The gay love-story which is the kernel of the first section asks for no special treatment; much of it is filmed like the universal gay love story made everywhere in many countries around the world, though it is perhaps unusually discreet in execution here, without a shred of sexual-politics. That said, Chicago-educated Weerasethakul has a shrewd eye for detail - the sparing use of camp is especially judicious - and the modern way of saying things. In some ways these are stereotypes of Thai gay culture - the entwined hands, the flowery protestations of love, the sentimental songs on stage, the accepting family members - which Weerasethakul is setting up to derail with his later blast of rotting jungle matter, rutting animal desires, transmigrating sex and death. Not even Buddhism survives as this night falls, with its progression of kitschy little monk stories and the ephemeral trash laid at shrines in underground caves, including a toy that plays inappropriate Christmas carols.

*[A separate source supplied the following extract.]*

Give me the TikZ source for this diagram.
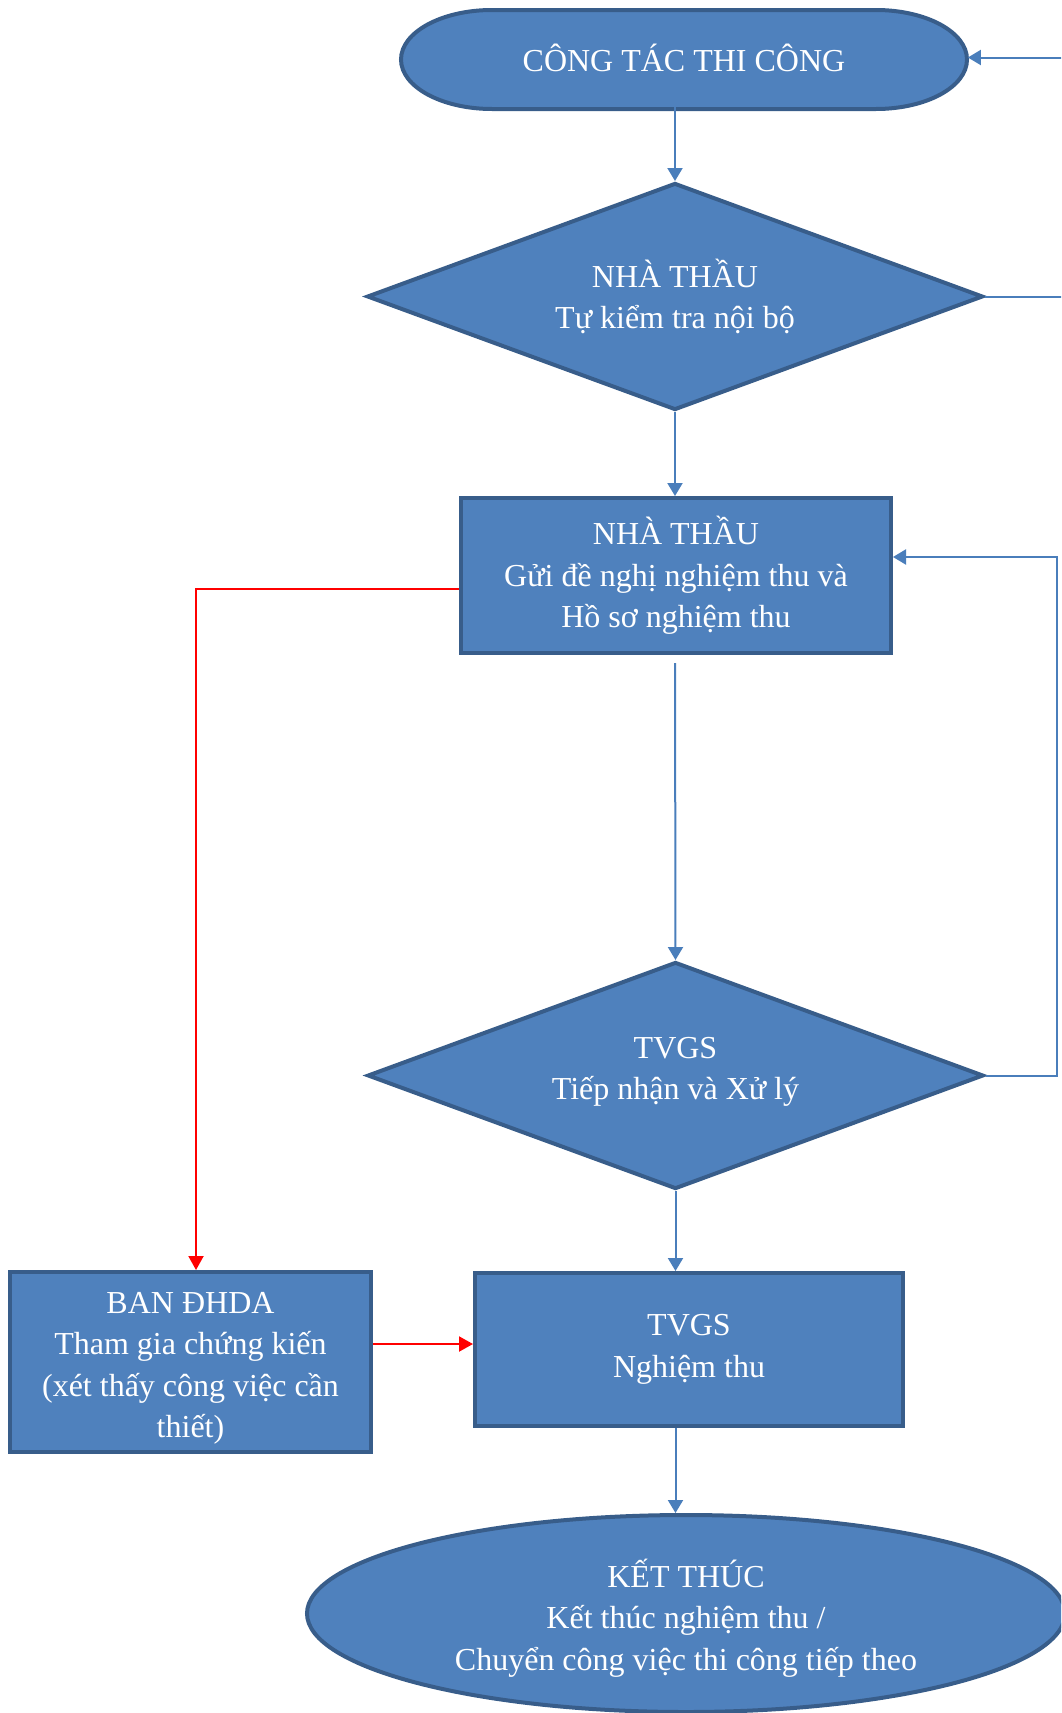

The first section in some ways functions as a trap for the unwary, posing as an ordinary piece of indistinctly empowering soap opera, and the brief intermediate section a kind of picturesque fairytale about Khmer shamans. But it is Weerasethakul's intention to go directly and strongly to the world of Joseph Beuys and William Blake, and by the time we get to the second section he is determined to evoke a place that is defiantly other-worldly. The darkness of this jungle is infinite, and Weerasethakul is careful to leave it dark. Sometimes we can barely make out the soldier, shivering with dread, at the centre of the second part of the film until perhaps he moves his flashlight over some gnarled greenery and strangler-figs, or fireflies light up a tree in a chorus of unearthly photo-luminescence. Weerasethakul's passion for the forest floor is also considerable: few have ever attended to its structure in such detail, with its paw-prints, twigs, dead leaves, snail shells, fly-blown turds, leeches and most of all mud. It is only by smearing himself with mud, like Arnie in Predator, that the soldier stands any chance of outwitting his tiger-spirit nemesis.
At times the film brings to mind the famous toy, created for the ruler of Mysore, Tippu Sultan, in the 18th century, where a large orange tiger sits over an incapacitated Englishman who screams as he is devoured. But the characters in this film have a clear choice between killing the tiger and giving themselves up to it and joining it in the world of spirit; in one of the most effective scenes the stalking soldier begins to understand what a baboon-like ape is saying to him from the trees. "The tiger trails you like a shadow/his spirit is starving and lonesome/I see you are his prey and his companion."
This is a work of outstanding originality and power that comes nearer to the condition of the quest and the dream-state than any film in recent years. It requires a relaxed and open mind to watch it, be consumed by it, and enjoy its great and fearful symmetry.
Roger Clarke
This review appeared in the March 2005 issue of Sight & Sound.